◆ INSTRUCTIONS FOR THE TASK
Leave out the images; return the rest of the data exactly.

◆ COLLECTED MATERIAL
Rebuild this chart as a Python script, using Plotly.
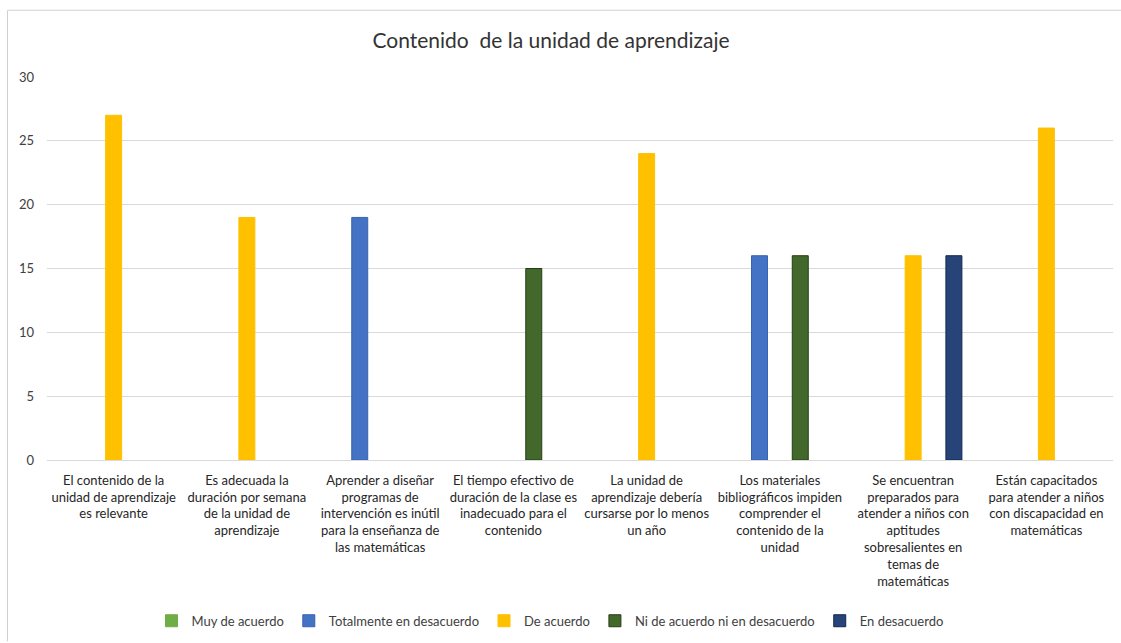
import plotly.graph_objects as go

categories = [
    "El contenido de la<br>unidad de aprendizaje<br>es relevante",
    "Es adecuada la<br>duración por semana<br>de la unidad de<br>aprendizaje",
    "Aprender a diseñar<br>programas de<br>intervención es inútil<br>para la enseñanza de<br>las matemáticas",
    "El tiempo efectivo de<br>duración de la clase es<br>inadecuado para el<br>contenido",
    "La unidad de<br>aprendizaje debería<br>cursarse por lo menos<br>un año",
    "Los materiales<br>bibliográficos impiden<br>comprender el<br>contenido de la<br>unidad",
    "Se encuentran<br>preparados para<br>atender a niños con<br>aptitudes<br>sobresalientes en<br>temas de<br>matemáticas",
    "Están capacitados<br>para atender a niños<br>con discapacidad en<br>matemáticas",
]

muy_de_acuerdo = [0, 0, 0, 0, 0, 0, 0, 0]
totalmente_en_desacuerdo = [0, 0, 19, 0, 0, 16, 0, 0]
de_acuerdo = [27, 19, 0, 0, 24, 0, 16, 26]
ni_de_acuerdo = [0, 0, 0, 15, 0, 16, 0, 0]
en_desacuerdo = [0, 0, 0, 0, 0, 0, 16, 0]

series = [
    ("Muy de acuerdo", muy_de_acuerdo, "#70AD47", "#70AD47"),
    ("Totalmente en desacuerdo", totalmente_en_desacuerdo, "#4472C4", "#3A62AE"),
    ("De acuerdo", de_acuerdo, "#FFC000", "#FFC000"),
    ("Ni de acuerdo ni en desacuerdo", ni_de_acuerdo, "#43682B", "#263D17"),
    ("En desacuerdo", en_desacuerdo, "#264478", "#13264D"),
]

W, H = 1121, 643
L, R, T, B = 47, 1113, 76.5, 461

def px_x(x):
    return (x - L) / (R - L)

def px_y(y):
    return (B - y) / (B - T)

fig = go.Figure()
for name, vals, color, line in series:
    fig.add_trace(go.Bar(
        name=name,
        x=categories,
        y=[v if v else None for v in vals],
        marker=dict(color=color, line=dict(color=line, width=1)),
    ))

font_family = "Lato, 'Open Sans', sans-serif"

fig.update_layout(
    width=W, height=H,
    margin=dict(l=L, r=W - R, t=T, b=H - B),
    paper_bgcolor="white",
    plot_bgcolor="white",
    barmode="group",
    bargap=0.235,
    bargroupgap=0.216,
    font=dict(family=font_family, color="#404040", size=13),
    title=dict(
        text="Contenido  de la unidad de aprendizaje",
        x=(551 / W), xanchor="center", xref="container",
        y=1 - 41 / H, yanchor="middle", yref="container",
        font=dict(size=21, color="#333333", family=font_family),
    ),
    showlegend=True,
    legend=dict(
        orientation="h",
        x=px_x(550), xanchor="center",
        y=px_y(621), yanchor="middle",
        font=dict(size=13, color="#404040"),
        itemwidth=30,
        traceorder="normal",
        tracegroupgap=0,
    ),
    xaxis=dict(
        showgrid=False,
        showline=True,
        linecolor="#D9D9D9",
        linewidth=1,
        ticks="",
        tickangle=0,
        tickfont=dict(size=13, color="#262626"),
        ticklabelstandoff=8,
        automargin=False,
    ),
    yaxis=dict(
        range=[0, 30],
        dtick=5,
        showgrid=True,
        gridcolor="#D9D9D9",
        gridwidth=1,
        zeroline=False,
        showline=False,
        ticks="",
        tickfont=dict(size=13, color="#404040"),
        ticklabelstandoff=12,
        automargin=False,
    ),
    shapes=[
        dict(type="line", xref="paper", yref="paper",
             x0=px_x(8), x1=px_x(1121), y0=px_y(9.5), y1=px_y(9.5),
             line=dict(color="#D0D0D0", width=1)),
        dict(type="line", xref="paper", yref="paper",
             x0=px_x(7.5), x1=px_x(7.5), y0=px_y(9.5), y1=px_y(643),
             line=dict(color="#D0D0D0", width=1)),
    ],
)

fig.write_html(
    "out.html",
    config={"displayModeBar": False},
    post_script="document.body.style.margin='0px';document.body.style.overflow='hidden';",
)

◆ COMPLETE ANSWER
Rebuild this chart as a Python script, using Plotly.
import plotly.graph_objects as go

categories = [
    "El contenido de la<br>unidad de aprendizaje<br>es relevante",
    "Es adecuada la<br>duración por semana<br>de la unidad de<br>aprendizaje",
    "Aprender a diseñar<br>programas de<br>intervención es inútil<br>para la enseñanza de<br>las matemáticas",
    "El tiempo efectivo de<br>duración de la clase es<br>inadecuado para el<br>contenido",
    "La unidad de<br>aprendizaje debería<br>cursarse por lo menos<br>un año",
    "Los materiales<br>bibliográficos impiden<br>comprender el<br>contenido de la<br>unidad",
    "Se encuentran<br>preparados para<br>atender a niños con<br>aptitudes<br>sobresalientes en<br>temas de<br>matemáticas",
    "Están capacitados<br>para atender a niños<br>con discapacidad en<br>matemáticas",
]

muy_de_acuerdo = [0, 0, 0, 0, 0, 0, 0, 0]
totalmente_en_desacuerdo = [0, 0, 19, 0, 0, 16, 0, 0]
de_acuerdo = [27, 19, 0, 0, 24, 0, 16, 26]
ni_de_acuerdo = [0, 0, 0, 15, 0, 16, 0, 0]
en_desacuerdo = [0, 0, 0, 0, 0, 0, 16, 0]

series = [
    ("Muy de acuerdo", muy_de_acuerdo, "#70AD47", "#70AD47"),
    ("Totalmente en desacuerdo", totalmente_en_desacuerdo, "#4472C4", "#3A62AE"),
    ("De acuerdo", de_acuerdo, "#FFC000", "#FFC000"),
    ("Ni de acuerdo ni en desacuerdo", ni_de_acuerdo, "#43682B", "#263D17"),
    ("En desacuerdo", en_desacuerdo, "#264478", "#13264D"),
]

W, H = 1121, 643
L, R, T, B = 47, 1113, 76.5, 461

def px_x(x):
    return (x - L) / (R - L)

def px_y(y):
    return (B - y) / (B - T)

fig = go.Figure()
for name, vals, color, line in series:
    fig.add_trace(go.Bar(
        name=name,
        x=categories,
        y=[v if v else None for v in vals],
        marker=dict(color=color, line=dict(color=line, width=1)),
    ))

font_family = "Lato, 'Open Sans', sans-serif"

fig.update_layout(
    width=W, height=H,
    margin=dict(l=L, r=W - R, t=T, b=H - B),
    paper_bgcolor="white",
    plot_bgcolor="white",
    barmode="group",
    bargap=0.235,
    bargroupgap=0.216,
    font=dict(family=font_family, color="#404040", size=13),
    title=dict(
        text="Contenido  de la unidad de aprendizaje",
        x=(551 / W), xanchor="center", xref="container",
        y=1 - 41 / H, yanchor="middle", yref="container",
        font=dict(size=21, color="#333333", family=font_family),
    ),
    showlegend=True,
    legend=dict(
        orientation="h",
        x=px_x(550), xanchor="center",
        y=px_y(621), yanchor="middle",
        font=dict(size=13, color="#404040"),
        itemwidth=30,
        traceorder="normal",
        tracegroupgap=0,
    ),
    xaxis=dict(
        showgrid=False,
        showline=True,
        linecolor="#D9D9D9",
        linewidth=1,
        ticks="",
        tickangle=0,
        tickfont=dict(size=13, color="#262626"),
        ticklabelstandoff=8,
        automargin=False,
    ),
    yaxis=dict(
        range=[0, 30],
        dtick=5,
        showgrid=True,
        gridcolor="#D9D9D9",
        gridwidth=1,
        zeroline=False,
        showline=False,
        ticks="",
        tickfont=dict(size=13, color="#404040"),
        ticklabelstandoff=12,
        automargin=False,
    ),
    shapes=[
        dict(type="line", xref="paper", yref="paper",
             x0=px_x(8), x1=px_x(1121), y0=px_y(9.5), y1=px_y(9.5),
             line=dict(color="#D0D0D0", width=1)),
        dict(type="line", xref="paper", yref="paper",
             x0=px_x(7.5), x1=px_x(7.5), y0=px_y(9.5), y1=px_y(643),
             line=dict(color="#D0D0D0", width=1)),
    ],
)

fig.write_html(
    "out.html",
    config={"displayModeBar": False},
    post_script="document.body.style.margin='0px';document.body.style.overflow='hidden';",
)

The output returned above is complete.